One possibility is that wetlands created at Eagle Park could be used to offset wetlands destroyed elsewhere, such as by creation of a reservoir. One such reservoir is among the options on nearby Homestake Creek being studied by two Front Range cities and their Western Slope partners. Such in- lieu payments would provide money.
Another possibility is if Camp Hale gets federal designation as a national historic landscape. The idea was proffered by U.S. Sen. Michael Bennet on Memorial Day. No such designation classification now exists. It would literally take an act of Congress. But there is some speculation that a designation could also produce money for river restoration along with historical preservation.
Plans for Camp Hale call for a loosening of the Eagle River into a setting resembling what existed prior to 1942. Graphic via The Mountain Town News.
“That would be wonderful,” says Aaron Mayville, district ranger for the Eagle-Holy Cross District of the Forest Service, of the idea of federal funding. However, he also reports he has seen nothing in writing.
Mayville reports that the Army Corps of Engineers this year, in addition to trying to find old bullets and perhaps mortars with a metal detector, has been working to clean up asbestos. “They used asbestos building materials at just about every building out there,” he says.
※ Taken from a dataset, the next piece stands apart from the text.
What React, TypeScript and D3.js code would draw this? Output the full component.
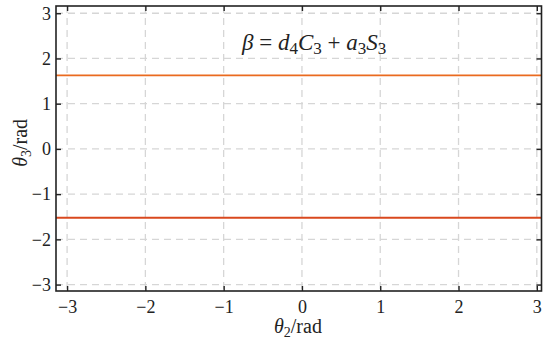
import React, { useEffect, useRef } from "react";
import * as d3 from "d3";

// theta_2 range (rad) and tick values
const xDomain: [number, number] = [-3.1416, 3.06];
const yDomain: [number, number] = [-3.1416, 3.16];
const xTicks = [-3, -2, -1, 0, 1, 2, 3];
const yTicks = [-3, -2, -1, 0, 1, 2, 3];

// the two solution branches of theta_3 (constant along theta_2)
const branchValues = [1.626, -1.522];
const branchColors = ["#EA6A1F", "#D9481E"];
const sampleX = [-3.1416, 3.06];

const WIDTH = 550;
const HEIGHT = 344;
const FONT = "'Liberation Serif', 'DejaVu Serif', serif";

const fmt = (v: number) => (v < 0 ? "\u2212" + Math.abs(v) : String(v));

const App: React.FC = () => {
  const svgRef = useRef<SVGSVGElement>(null);

  useEffect(() => {
    if (!svgRef.current) return;
    const svg = d3.select(svgRef.current);
    svg.selectAll("*").remove();

    const margin = { top: 6, right: 8.5, bottom: 53, left: 56 };
    const innerWidth = WIDTH - margin.left - margin.right;
    const innerHeight = HEIGHT - margin.top - margin.bottom;

    const g = svg.append("g")
      .attr("transform", `translate(${margin.left}, ${margin.top})`);

    const x = d3.scaleLinear().domain(xDomain).range([0, innerWidth]);
    const y = d3.scaleLinear().domain(yDomain).range([innerHeight, 0]);

    // grid
    g.append("g")
      .selectAll("line")
      .data(xTicks)
      .join("line")
      .attr("x1", d => x(d)).attr("x2", d => x(d))
      .attr("y1", 0).attr("y2", innerHeight)
      .attr("stroke", "#d6d6d6")
      .attr("stroke-width", 1.3)
      .attr("stroke-dasharray", "7,5");

    g.append("g")
      .selectAll("line")
      .data(yTicks)
      .join("line")
      .attr("y1", d => y(d)).attr("y2", d => y(d))
      .attr("x1", 0).attr("x2", innerWidth)
      .attr("stroke", "#d6d6d6")
      .attr("stroke-width", 1.3)
      .attr("stroke-dasharray", "7,5");

    // lines
    const line = d3.line<number>().x(d => x(d));
    branchValues.forEach((v, i) => {
      g.append("path")
        .datum(sampleX)
        .attr("fill", "none")
        .attr("stroke", branchColors[i])
        .attr("stroke-width", 1.8)
        .attr("d", line.y(() => y(v)));
    });

    // axes (ticks inward, mirrored on top and right)
    const tickLen = 5;
    const axisStyle = (sel: d3.Selection<SVGGElement, unknown, null, undefined>) => {
      sel.select(".domain").remove();
      sel.selectAll("line").attr("stroke", "#222").attr("stroke-width", 1.4);
      sel.selectAll("text")
        .attr("font-family", FONT)
        .attr("font-size", 18)
        .attr("fill", "#222");
    };

    g.append("g")
      .attr("transform", `translate(0, ${innerHeight})`)
      .call(d3.axisBottom(x).tickValues(xTicks).tickSize(-tickLen).tickPadding(9).tickFormat(d => fmt(+d)))
      .call(axisStyle);

    g.append("g")
      .call(d3.axisTop(x).tickValues(xTicks).tickSize(-tickLen).tickFormat(() => ""))
      .call(axisStyle);

    g.append("g")
      .call(d3.axisLeft(y).tickValues(yTicks).tickSize(-tickLen).tickPadding(5).tickFormat(d => fmt(+d)))
      .call(axisStyle);

    g.append("g")
      .attr("transform", `translate(${innerWidth}, 0)`)
      .call(d3.axisRight(y).tickValues(yTicks).tickSize(-tickLen).tickFormat(() => ""))
      .call(axisStyle);

    // frame
    g.append("rect")
      .attr("width", innerWidth)
      .attr("height", innerHeight)
      .attr("fill", "none")
      .attr("stroke", "#222")
      .attr("stroke-width", 1.6);

    // annotation
    const ann = g.append("text")
      .attr("x", 186)
      .attr("y", 44)
      .attr("font-family", FONT)
      .attr("font-size", 23)
      .attr("fill", "#222")
      .style("white-space", "pre");
    const parts: Array<[string, boolean, boolean]> = [
      ["\u03B2", true, false], [" = ", false, false], ["d", true, false], ["4", false, true],
      ["C", true, false], ["3", false, true], [" + ", false, false], ["a", true, false], ["3", false, true],
      ["S", true, false], ["3", false, true],
    ];
    let sub = false;
    parts.forEach(([t, it, s]) => {
      const ts = ann.append("tspan").text(t)
        .attr("font-style", it ? "italic" : "normal");
      if (s) ts.attr("font-size", 17).attr("dy", sub ? 0 : 4);
      else ts.attr("dy", sub ? -4 : 0);
      sub = s;
    });

    // axis labels
    const xl = svg.append("text")
      .attr("x", margin.left + x(0) - 4)
      .attr("y", 333)
      .attr("text-anchor", "middle")
      .attr("font-family", FONT)
      .attr("font-size", 20)
      .attr("fill", "#222");
    xl.append("tspan").attr("font-style", "italic").text("\u03B8");
    xl.append("tspan").attr("font-size", 14).attr("dy", 4).text("2");
    xl.append("tspan").attr("dy", -4).text("/rad");

    const yl = svg.append("text")
      .attr("transform", `translate(27, ${margin.top + y(0) - 6}) rotate(-90)`)
      .attr("text-anchor", "middle")
      .attr("font-family", FONT)
      .attr("font-size", 20)
      .attr("fill", "#222");
    yl.append("tspan").attr("font-style", "italic").text("\u03B8");
    yl.append("tspan").attr("font-size", 14).attr("dy", 4).text("3");
    yl.append("tspan").attr("dy", -4).text("/rad");
  }, []);

  return (
    <svg
      ref={svgRef}
      width={WIDTH}
      height={HEIGHT}
      style={{ position: "absolute", left: 0, top: 0, background: "#fff" }}
    />
  );
};

export default App;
He says the final work on asbestos removal will occur this fall.
Whatever happens in the future, says Mayville, the plans must honor the reality that there have been both multiple historic and current users. “It’s a very complex piece of ground,” he says.
Selig says the National Forest Foundation’s plan recognizes these different histories and the multiplicity of current stakeholders. “We are not doing full ecological restoration. We not putting it back to exactly what it was. We are not leaving all history untouched,” he says. It is a “vision built on compromise.”